-------- Supplied material --------
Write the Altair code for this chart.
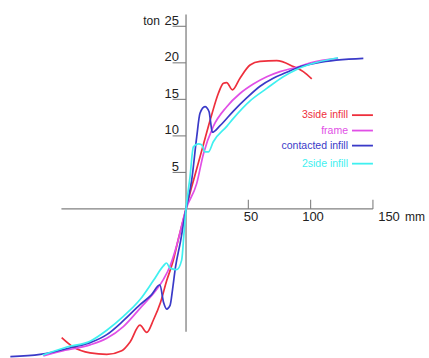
import altair as alt
import pandas as pd

# ---- data (mm, ton) ----
names = ["3side infill", "frame", "contacted infill", "2side infill"]
colors = ["#ee2f3c", "#e14fe6", "#3a3ac8", "#3ff0f0"]

red_x = [-99.8, -90.4, -77, -63.6, -51.6, -44.9, -37, -31.5, -26.2, -20.5, -15.5, -10.5, -6, 0,
         4.5, 8.6, 13.9, 20.6, 25.9, 30, 32.6, 37.2, 43.3, 51.4, 59.4, 72.8, 86.1, 94.1, 100.9]
red_y = [-17.6, -18.9, -19.7, -19.9, -19.4, -18.2, -15.9, -16.9, -15.2, -12.8, -9.8, -7.2, -4.0, 0,
         3.0, 5.5, 8.8, 12.9, 15.8, 17.2, 17.3, 16.3, 17.9, 19.7, 20.2, 20.3, 19.5, 18.8, 17.8]

mag_x = [-114.5, -101, -77, -63.6, -50.3, -36.9, -23.5, -18, -12.8, -7.5, 0,
         8.6, 13.9, 21.9, 32.7, 43.3, 54, 64.8, 75.4, 88.8, 100, 122]
mag_y = [-20.1, -19.5, -18.6, -17.7, -16.1, -13.6, -11.0, -9.6, -7.8, -5.0, 0,
         3.5, 7.5, 11.3, 14.0, 15.8, 17.1, 18.1, 18.8, 19.4, 20.0, 20.6]

blu_x = [-141, -117, -90.4, -77, -63.6, -50.3, -36.9, -28, -21, -18, -15.5, -12.8, -10.8, -8.5, -4.5, 0,
         4.6, 8.6, 11.2, 15.2, 18.5, 19.8, 21, 27.3, 38, 48.7, 59.4, 70, 80.8, 88.8, 105, 142.3]
blu_y = [-20.2, -19.9, -18.9, -18.3, -17.2, -15.3, -13.1, -11.8, -10.4, -12.8, -13.7, -13.2, -11.0, -8.0, -4.5, 0,
         4.0, 9.9, 13.1, 14.0, 13.3, 11.8, 10.5, 11.4, 13.4, 15.2, 16.8, 17.9, 18.7, 19.3, 20.0, 20.6]

cya_x = [-115, -95.7, -77, -63.6, -50.3, -36.9, -26.2, -18.2, -15.7, -12.8, -7.5, -3.5, -1.5, 0,
         3.2, 5.9, 9.9, 12.5, 15.2, 17.9, 21.9, 32.7, 38, 51.4, 64.8, 78, 88.8, 99.5, 122]
cya_y = [-20.0, -18.9, -18.1, -16.6, -14.7, -12.4, -9.8, -7.8, -7.4, -8.1, -8.3, -7.0, -3.0, 0,
         4.4, 8.5, 8.9, 8.8, 7.8, 7.8, 9.2, 11.3, 12.4, 14.8, 16.5, 18.1, 19.1, 19.8, 20.7]

series_xy = [(red_x, red_y), (mag_x, mag_y), (blu_x, blu_y), (cya_x, cya_y)]

x_ticks = [50, 100, 150]
y_ticks = [5, 10, 15, 20, 25]

# ---- scales (fixed so the origin sits where the reference puts it) ----
xs = alt.Scale(domain=[-149.3, 195.0], nice=False, zero=False)
ys = alt.Scale(domain=[-20.4, 28.6], nice=False, zero=False)
FONT = "Liberation Sans"
AX = "#808080"

def X(f="x"):
    return alt.X(f"{f}:Q", scale=xs, axis=None)

def Y(f="y"):
    return alt.Y(f"{f}:Q", scale=ys, axis=None)

layers = []

# axis lines
axes_df = pd.DataFrame({"x": [-100, 0], "x2": [150, 0], "y": [0, -16.8], "y2": [0, 26.6]})
layers.append(alt.Chart(axes_df).mark_rule(color=AX, strokeWidth=1.3).encode(
    x=X(), x2="x2:Q", y=Y(), y2="y2:Q"))

# ticks
xt = pd.DataFrame({"x": x_ticks, "y": [0] * 3, "y2": [1.25] * 3})
layers.append(alt.Chart(xt).mark_rule(color=AX, strokeWidth=1.1).encode(
    x=X(), y=Y(), y2="y2:Q"))
yt = pd.DataFrame({"y": y_ticks, "x": [-10.8] * 5, "x2": [0] * 5})
layers.append(alt.Chart(yt).mark_rule(color=AX, strokeWidth=1.1).encode(
    x=X(), x2="x2:Q", y=Y()))

# tick labels
xl = pd.DataFrame({"x": [52.2, 101.9, 162.9], "y": [-1.65] * 3, "t": [str(v) for v in x_ticks]})
layers.append(alt.Chart(xl).mark_text(font=FONT, fontSize=13, color="#222", baseline="alphabetic",
                                      align="center").encode(x=X(), y=Y(), text="t:N"))
mm = pd.DataFrame({"x": [175.8], "y": [-1.65], "t": ["mm"]})
layers.append(alt.Chart(mm).mark_text(font=FONT, fontSize=12, color="#222", baseline="alphabetic",
                                      align="left").encode(x=X(), y=Y(), text="t:N"))
yl = pd.DataFrame({"x": [-5.6] * 5, "y": y_ticks, "t": [str(v) for v in y_ticks]})
layers.append(alt.Chart(yl).mark_text(font=FONT, fontSize=13, color="#222", baseline="alphabetic",
                                      align="right", dy=-1.6).encode(x=X(), y=Y(), text="t:N"))
ton = pd.DataFrame({"x": [-21.0], "y": [25], "t": ["ton"]})
layers.append(alt.Chart(ton).mark_text(font=FONT, fontSize=12, color="#222", baseline="alphabetic",
                                       align="right", dy=-1.6).encode(x=X(), y=Y(), text="t:N"))

# curves
for name, col, (sx, sy) in zip(names, colors, series_xy):
    d = pd.DataFrame({"x": sx, "y": sy, "i": list(range(len(sx)))})
    layers.append(alt.Chart(d).mark_line(interpolate="monotone", strokeWidth=1.7, color=col,
                                         clip=True).encode(x=X(), y=Y(), order="i:Q"))

# custom legend
leg_y = [12.84, 10.73, 8.67, 6.2]
lt = pd.DataFrame({"x": [130.0] * 4, "y": leg_y, "t": names, "c": names})
layers.append(alt.Chart(lt).mark_text(font=FONT, fontSize=10.5, align="right", baseline="middle").encode(
    x=X(), y=Y(), text="t:N",
    color=alt.Color("c:N", scale=alt.Scale(domain=names, range=colors), legend=None)))
ll = pd.DataFrame({"x": [133.2] * 4, "x2": [150.0] * 4, "y": leg_y, "c": names})
layers.append(alt.Chart(ll).mark_rule(strokeWidth=1.8).encode(
    x=X(), x2="x2:Q", y=Y(),
    color=alt.Color("c:N", scale=alt.Scale(domain=names, range=colors), legend=None)))

chart = alt.layer(*layers).properties(
    width=429, height=358, padding=0, autosize=alt.AutoSizeParams(type="none"),
    background="white"
).configure_view(stroke=None)

chart.save("out.html", embed_options={"renderer": "svg", "actions": False})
--------
Given task: Your task is to reproduce exactly the lines from the start of the data above through the line containing "layers = []", leaving every picture out.

Solution for this problem:
Write the Altair code for this chart.
import altair as alt
import pandas as pd

# ---- data (mm, ton) ----
names = ["3side infill", "frame", "contacted infill", "2side infill"]
colors = ["#ee2f3c", "#e14fe6", "#3a3ac8", "#3ff0f0"]

red_x = [-99.8, -90.4, -77, -63.6, -51.6, -44.9, -37, -31.5, -26.2, -20.5, -15.5, -10.5, -6, 0,
         4.5, 8.6, 13.9, 20.6, 25.9, 30, 32.6, 37.2, 43.3, 51.4, 59.4, 72.8, 86.1, 94.1, 100.9]
red_y = [-17.6, -18.9, -19.7, -19.9, -19.4, -18.2, -15.9, -16.9, -15.2, -12.8, -9.8, -7.2, -4.0, 0,
         3.0, 5.5, 8.8, 12.9, 15.8, 17.2, 17.3, 16.3, 17.9, 19.7, 20.2, 20.3, 19.5, 18.8, 17.8]

mag_x = [-114.5, -101, -77, -63.6, -50.3, -36.9, -23.5, -18, -12.8, -7.5, 0,
         8.6, 13.9, 21.9, 32.7, 43.3, 54, 64.8, 75.4, 88.8, 100, 122]
mag_y = [-20.1, -19.5, -18.6, -17.7, -16.1, -13.6, -11.0, -9.6, -7.8, -5.0, 0,
         3.5, 7.5, 11.3, 14.0, 15.8, 17.1, 18.1, 18.8, 19.4, 20.0, 20.6]

blu_x = [-141, -117, -90.4, -77, -63.6, -50.3, -36.9, -28, -21, -18, -15.5, -12.8, -10.8, -8.5, -4.5, 0,
         4.6, 8.6, 11.2, 15.2, 18.5, 19.8, 21, 27.3, 38, 48.7, 59.4, 70, 80.8, 88.8, 105, 142.3]
blu_y = [-20.2, -19.9, -18.9, -18.3, -17.2, -15.3, -13.1, -11.8, -10.4, -12.8, -13.7, -13.2, -11.0, -8.0, -4.5, 0,
         4.0, 9.9, 13.1, 14.0, 13.3, 11.8, 10.5, 11.4, 13.4, 15.2, 16.8, 17.9, 18.7, 19.3, 20.0, 20.6]

cya_x = [-115, -95.7, -77, -63.6, -50.3, -36.9, -26.2, -18.2, -15.7, -12.8, -7.5, -3.5, -1.5, 0,
         3.2, 5.9, 9.9, 12.5, 15.2, 17.9, 21.9, 32.7, 38, 51.4, 64.8, 78, 88.8, 99.5, 122]
cya_y = [-20.0, -18.9, -18.1, -16.6, -14.7, -12.4, -9.8, -7.8, -7.4, -8.1, -8.3, -7.0, -3.0, 0,
         4.4, 8.5, 8.9, 8.8, 7.8, 7.8, 9.2, 11.3, 12.4, 14.8, 16.5, 18.1, 19.1, 19.8, 20.7]

series_xy = [(red_x, red_y), (mag_x, mag_y), (blu_x, blu_y), (cya_x, cya_y)]

x_ticks = [50, 100, 150]
y_ticks = [5, 10, 15, 20, 25]

# ---- scales (fixed so the origin sits where the reference puts it) ----
xs = alt.Scale(domain=[-149.3, 195.0], nice=False, zero=False)
ys = alt.Scale(domain=[-20.4, 28.6], nice=False, zero=False)
FONT = "Liberation Sans"
AX = "#808080"

def X(f="x"):
    return alt.X(f"{f}:Q", scale=xs, axis=None)

def Y(f="y"):
    return alt.Y(f"{f}:Q", scale=ys, axis=None)

layers = []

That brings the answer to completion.